Thursday, May 29, 2008

these fears of conscious

ZX slipped the gateman a crumpled one kuai bill for letting us out so late-early in the morning. I like these departures done at unreasonable hours; the exhaustion is numbness that makes the goodbye bearable. The private car that was to take me and three strangers to the Chongqing airport was platinum-colored (like every third car in China) and plushy. Still, by the time we were halfway there my bum was tired enough of the middle seat in the back that it was almost enough to keep me conscious.

I held my bag on my knees and elbowed the fat girl beside me when she squirmed into a better sleeping positionon on top of part of my leg. The girl in the front seat talked loudly. It was 3:00 am, 4:00 am, five. I tuned them out and slept with my head stretched straight back. At some point the radio was playing the long song/recitation tribute to the good earthquake rescue effort.
Yesterday parents from Mianzhu started marching to Chengdu to find somebody to protest to. Their kids died because government officials stole the money that was supposed to build strong schools. Sometimes there's no steel rebarb at all. Sometimes the sand/concrete ratio is 7/3 when it's supposed to be 3/7.

It's no wonder that nobody trusts anybody, and especially the officials. It's no wonder that their attempts to ensure their own safety seem to me seem so random, and so wildly out of proportion with reasonable risk.
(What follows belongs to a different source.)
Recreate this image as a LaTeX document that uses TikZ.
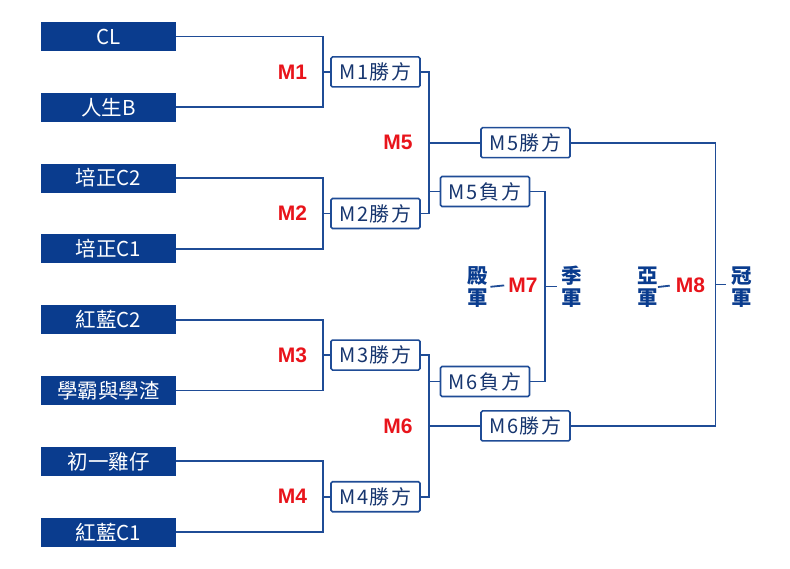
\documentclass[tikz,border=0pt]{standalone}
\usepackage{fontspec}
\usepackage{xcolor}
\setmainfont{Liberation Sans}
\newfontfamily\cjk{Noto Sans CJK TC}
\newfontfamily\cjkwide{Noto Sans CJK TC}[LetterSpace=8]
\definecolor{brBlue}{HTML}{0A3C8E}
\definecolor{brLine}{HTML}{1F4C96}
\definecolor{brText}{HTML}{17366F}
\definecolor{brRed}{HTML}{E8141B}

\begin{document}
\begin{tikzpicture}[x=1pt,y=-1pt]
    \useasboundingbox (0,0) rectangle (790,569);
    \pgfmathsetmacro{\h}{70.8}
    \tikzset{
        team/.style={fill=brBlue,minimum width=135pt,minimum height=29pt,inner sep=0pt,
            text=white,font=\cjk\fontsize{20.5}{22}\selectfont},
        result/.style={draw=brLine,line width=1.6pt,fill=white,rounded corners=1.5pt,
            minimum width=89pt,minimum height=30pt,inner sep=0pt,text=brText,
            font=\cjkwide\fontsize{20}{22}\selectfont},
        match/.style={text=brRed,inner sep=0pt,font=\bfseries\fontsize{21}{22}\selectfont},
        place/.style={text=brBlue,inner sep=0pt,align=center,
            font=\cjk\bfseries\fontsize{20.5}{22}\selectfont},
        wire/.style={draw=brLine,line width=1.8pt}
    }
    \foreach \name [count=\i] in {CL,人生B,培正C2,培正C1,紅藍C2,學霸與學渣,初一雞仔,紅藍C1}{
        \node[team] (t\i) at (108.5,36.5+\h*\i-\h) {\name};}
    \foreach \j in {1,...,4}{
        \pgfmathtruncatemacro{\a}{2*\j-1}
        \pgfmathtruncatemacro{\b}{2*\j}
        \coordinate (j\j) at (323,36.5+\h*2*\j-1.5*\h);
        \node[result] (w\j) at (375.5,36.5+\h*2*\j-1.5*\h) {M\j{}勝方};
        \node[match] (m\j) at (292.5,36.5+\h*2*\j-1.5*\h) {M\j};
        \draw[wire] (t\a.east) -| (j\j) |- (t\b.east);
        \draw[wire] (j\j) -- (w\j.west);
    }
    \coordinate (k5) at (429,36.5+1.5*\h);
    \coordinate (k6) at (429,36.5+5.5*\h);
    \node[match] (m5) at (398,36.5+1.5*\h) {M5};
    \node[match] (m6) at (398,36.5+5.5*\h) {M6};
    \node[result] (w5) at (525.5,36.5+1.5*\h) {M5勝方};
    \node[result] (w6) at (525.5,36.5+5.5*\h) {M6勝方};
    \node[result] (l5) at (485,191.5) {M5負方};
    \node[result] (l6) at (485,381.5) {M6負方};
    \draw[wire] (w1.east) -| (k5) |- (w2.east);
    \draw[wire] (w3.east) -| (k6) |- (w4.east);
    \draw[wire] (k5) -- (w5.west);
    \draw[wire] (k6) -- (w6.west);
    \draw[wire] (l5.west) -- (l5.west -| k5);
    \draw[wire] (l6.west) -- (l6.west -| k6);
    % third place and final
    \coordinate (k7) at (545,286.5);
    \coordinate (k8) at (715.5,284.5);
    \draw[wire] (l5.east) -| (k7) |- (l6.east);
    \draw[wire] (w5.east) -| (k8) |- (w6.east);
    \node[place] (p7l) at (478,287) {殿\\軍};
    \node[match] (m7) at (523,285) {M7};
    \node[place] (p7r) at (572,287) {季\\軍};
    \node[place] (p8l) at (647.5,287) {亞\\軍};
    \node[match] (m8) at (690.5,285) {M8};
    \node[place] (p8r) at (741.5,287) {冠\\軍};
    \draw[wire,shorten <=2pt,shorten >=4pt] (p7l.east) -- (m7.west);
    \draw[wire,shorten >=5pt] (k7) -- (p7r.west |- k7);
    \draw[wire,shorten >=6pt] (p8l.east) -- (m8.west);
    \draw[wire,shorten >=5pt] (k8) -- (p8r.west |- k8);
\end{tikzpicture}
\end{document}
They see dangers that people who grew up in Japan or the US would never dream of, ZX tells me. They know that a building (or a bridge) doesn't even need the slightest of tremors to collapse, they're built so bad. Like "tofu" they say. When a paper rustles on the wall his head jerks alert, and by the end of my time there, I begin to imagine, like lots of others, that I feel the floor, or the bed moving beneath me all the time.

Teacher Xie gathered with her middle-aged friends outside the cross stitch shop. The park, the streets, and the riverside are packed, and have been since after lunch, when the whole city rushed outside as soon as they were done eating. Except for those that have to work, says Teacher Liu, who've gotta be inside (poor suckers, his tone says). He says when the experts and the people both listen to each other, they CAN predict it.
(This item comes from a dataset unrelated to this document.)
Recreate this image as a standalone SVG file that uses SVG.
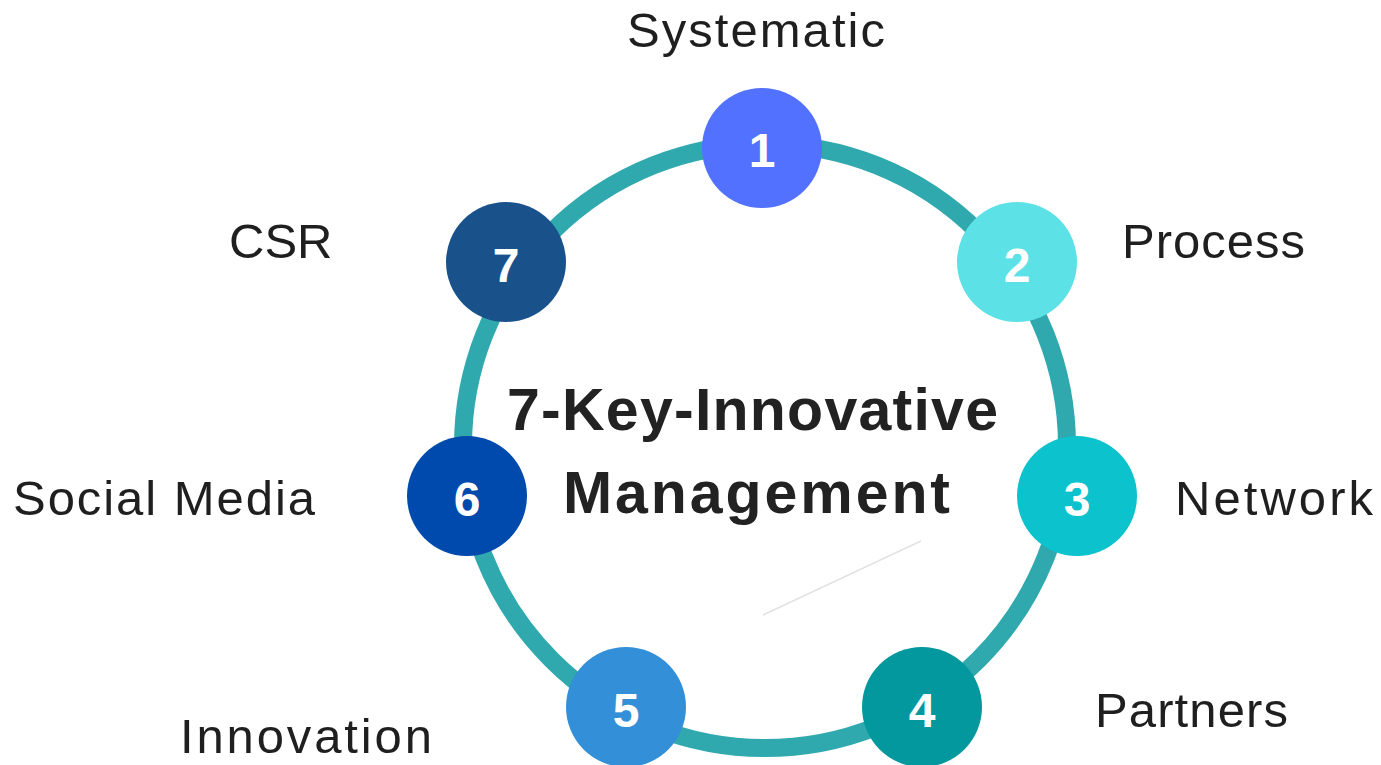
<svg xmlns="http://www.w3.org/2000/svg" width="1381" height="765" viewBox="0 0 1381 765">
  <style>
    .label { font-family: "Liberation Sans", Arial, sans-serif; font-size: 49px; fill: #1f1f1f; }
    .num { font-family: "Liberation Sans", Arial, sans-serif; font-size: 48px; font-weight: bold; fill: #ffffff; text-anchor: middle; }
    .title { font-family: "Liberation Sans", Arial, sans-serif; font-size: 59px; font-weight: bold; fill: #222222; }
  </style>
  <rect width="1381" height="765" fill="#ffffff"/>
  <g id="connectors">
    <circle cx="765" cy="446" r="302" fill="none" stroke="#2fa9ad" stroke-width="18"/>
    <line x1="763" y1="615" x2="921" y2="541" stroke="#e2e2e2" stroke-width="1.5"/>
  </g>
  <g id="title">
    <text class="title" x="507" y="430" textLength="491" lengthAdjust="spacing">7-Key-Innovative</text>
    <text class="title" x="563" y="513" textLength="387" lengthAdjust="spacing">Management</text>
  </g>
  <g id="node1">
    <circle cx="762" cy="148" r="60" fill="#5271ff"/>
    <text class="num" x="762" y="167">1</text>
    <text class="label" x="627" y="47" textLength="258" lengthAdjust="spacing">Systematic</text>
  </g>
  <g id="node2">
    <circle cx="1017" cy="262" r="60" fill="#5ce1e6"/>
    <text class="num" x="1017" y="282">2</text>
    <text class="label" x="1122" y="258" textLength="183" lengthAdjust="spacing">Process</text>
  </g>
  <g id="node3">
    <circle cx="1077" cy="496" r="60" fill="#0cc2cc"/>
    <text class="num" x="1077" y="516">3</text>
    <text class="label" x="1175" y="515" textLength="198" lengthAdjust="spacing">Network</text>
  </g>
  <g id="node4">
    <circle cx="922" cy="707" r="60" fill="#03989e"/>
    <text class="num" x="922" y="727">4</text>
    <text class="label" x="1095" y="727" textLength="193" lengthAdjust="spacing">Partners</text>
  </g>
  <g id="node5">
    <circle cx="626" cy="707" r="60" fill="#3390d8"/>
    <text class="num" x="626" y="727">5</text>
    <text class="label" x="180" y="753" textLength="252" lengthAdjust="spacing">Innovation</text>
  </g>
  <g id="node6">
    <circle cx="467" cy="496" r="60" fill="#004aad"/>
    <text class="num" x="467" y="516">6</text>
    <text class="label" x="13" y="515" textLength="302" lengthAdjust="spacing">Social Media</text>
  </g>
  <g id="node7">
    <circle cx="506" cy="262" r="60" fill="#19518a"/>
    <text class="num" x="506" y="282">7</text>
    <text class="label" x="229" y="258">CSR</text>
  </g>
</svg>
He carries his three-month old granddaughter, and he cradled her when he ran down the first time from the fourth floor. Teacher Xie lives on the fifth, and she and her husband stayed in the bathroom on that Monday afternoon. Two weeks later, it's four o'clock in the afternoon, the end of the 1:00-4:00 timeframe that was supposed to bring another tremor, but she won't go back because her younger sister told her that there's supposed to be one after four. She whispers to me that you only pass this information on quietly, and to close friends and family, because the government has warned them about spreading rumors, and they could be held responsible for creating panic. I don't feel anything for the rest of the evening except the kind that you think are probably your imagination, or it's him rocking the couch.

The car got to the airport right at six. The driver was talking to another guy from his company, and I asked the three women, "aren't you going to get out?" The dumb girl beside me jumped and half woke-up, "what, we're at the airport?" I don't know what was wrong with the other two, they weren't even sleeping. I slept until 6:45, checked in, found the gate, and slept again until we boarded, still numb.